Some
feminists hate attachment theory. Their influence may be part of the reason so many psychotherapists ignore its important implications. Attachment theory is a set of ideas based on
the theories of psychoanalyst John Bowlby and strong experimental evidence
created by Canadian psychologist Mary Ainworth. Ainsworth was of course herself a
working woman, although she was divorced and never had children of her own.
Ainsworth sat
behind a two-way mirror for years and watched one-year-olds playing with their
mothers. She noted what happened when the mother left the room for a few
minutes and how the child responded when she returned. She then took the study
a stage further and studied what happened when, instead of the mother, a
stranger entered the room and tried to engage with the child. Ainsworth's
"Strange Situation" study, together with Bowlby's theory, showed that
how a child developed their social response patterns was the direct result of
the way the child's main carer responded to and engaged with them.
A neglectful, stressed or inconsistent parent tended to create an anxious, insecure or avoidant children. These patterns were later found to accurately predict how those children behaved between the ages of five and eight.
Feminists
argued: watching babies - what kind of proof is that? How can anyone know what
a baby is thinking and feeling? Isn't it all just woolly liberal conjecture?

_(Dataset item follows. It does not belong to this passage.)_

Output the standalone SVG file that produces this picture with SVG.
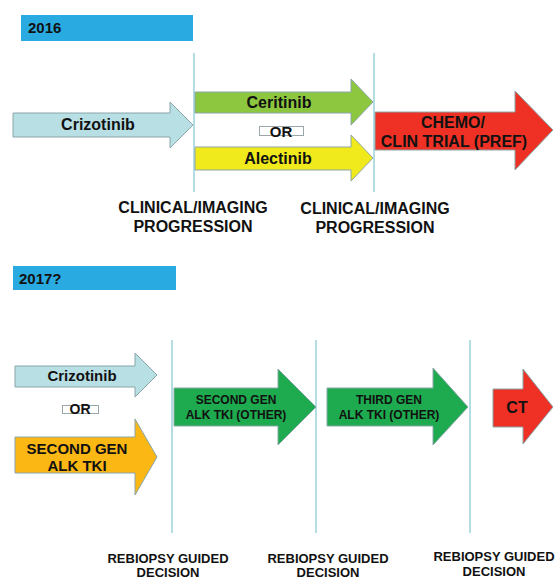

Gee, actually observing what is going on and seeing the same patterns over and
over again. Why, isn’t that anecdotal? Unlike, I suppose asking research
subjects to tell you what they are thinking. Now that’s objective data!
They
accused attachment theorists of being against working women and wanting to
shackle women to the home. I guess that they thought the implications of the
theory were that women needed to be home 24/7 or they would destroy their
children. Shades of evolutionary psychologists attacking anyone who dared study
or even talk about kin selection, the tendency of human individuals to
sacrifice themselves if their kin group or tribe seemed to require it, because
it might be used to justify social Darwinism. Well, I guess it
could be used that way, but it certainly does not have to be.
Even if
the attachment science actually did prove that it is far better for children to
have stay-at-home mothers, that would not mean inconvenient realities should be
ignored. But luckily, it doesn’t that at all! Unfortunately, even the purveyors
of attachment theory often misinterpret the data from Ainsworth’s experiments,
due to a logical error and a phony assumption. Ainsworth herself was skeptical
about the viability of working motherhood, but, unlike Bowlby, admitted
the possibility that supplemental mothering could be arranged without harm to
the child.
The
logical error is equating quality with quantity. Just because a little of
something is a good thing, this hardly means that a whole lot of it is even
better. Sometimes a lot is worse! The dose makes the
difference between a nutrient a poison. It is not how often the
mothers in the experiments interact with their babies, it’s the type of
interactions. Maybe the kids also need to start having time by themselves as
well as time with other children learning how to deal with them.
The
false assumption is that the data that shows that the early patterns predicted
the later patterns must mean than any “damage” done to the child’s brain must
be permanent. That would of course mean that human beings could never adapt to
new social contingencies, something that is clearly nonsense. Our species would
not have survived if adaptation were not possible after the age of two!
This
interpretation of the experimental findings ignores the fact that the five to
eight year olds are continuing to be exposed to the
exact same problematic parenting behavior which had triggered
and reinforced the earlier behavior. Shades of the bullshit about cognitive
development I posted about in my review of the book The Myth of the
First Three Years.
What
about the “strange situation” phenomenon? Well, the limits of the data are
clearly implied in its name. This is what happens when a complete stranger
enters the picture, not a familiar adult from, say, a day care center or a
Kibbutz in Israel.
Many
(but hardly all) children from abusive homes who are adopted out to loving
families do indeed continue to show the effects of the earlier trauma, but that
does not mean that earlier physiological changes are irreversible. The fact
that some children do in fact get much better while others continue to have
problems is most likely due to the behavior of the adoptive parents.
They may
not know how to deal well with the obviously difficult behavior of these
children and so may inadvertently continue to feed into these children’s
problematic behavior. It is not at all obvious how to respond to disturbed kids, and even if you know how, doing so consistently in the face of frequent child misbehavior (which is key) is tremendously challenging. Others may have
learned what to do about it and stuck with it – maybe just from watching the TV show Supernanny
– and voila, the kids become well adjusted.
In
fact, children benefit tremendously from having a happy, fulfilled mother who
isn’t feeling guilty. I’ve written extensively about my contrary-to-the-popular-wisdom
understanding about how children learn to read their parents' behavior.
(Speaking of Supernanny, there was a recent episode in which a
father wondered why his son said he thought his Dad liked to
clean the toilets at home. The son answered, “Because you do it all the
time.” That’s what I’m talking about!).
Human
babies are born wired for survival. We are wired to learn how to survive
through interacting with other people. Throughout life.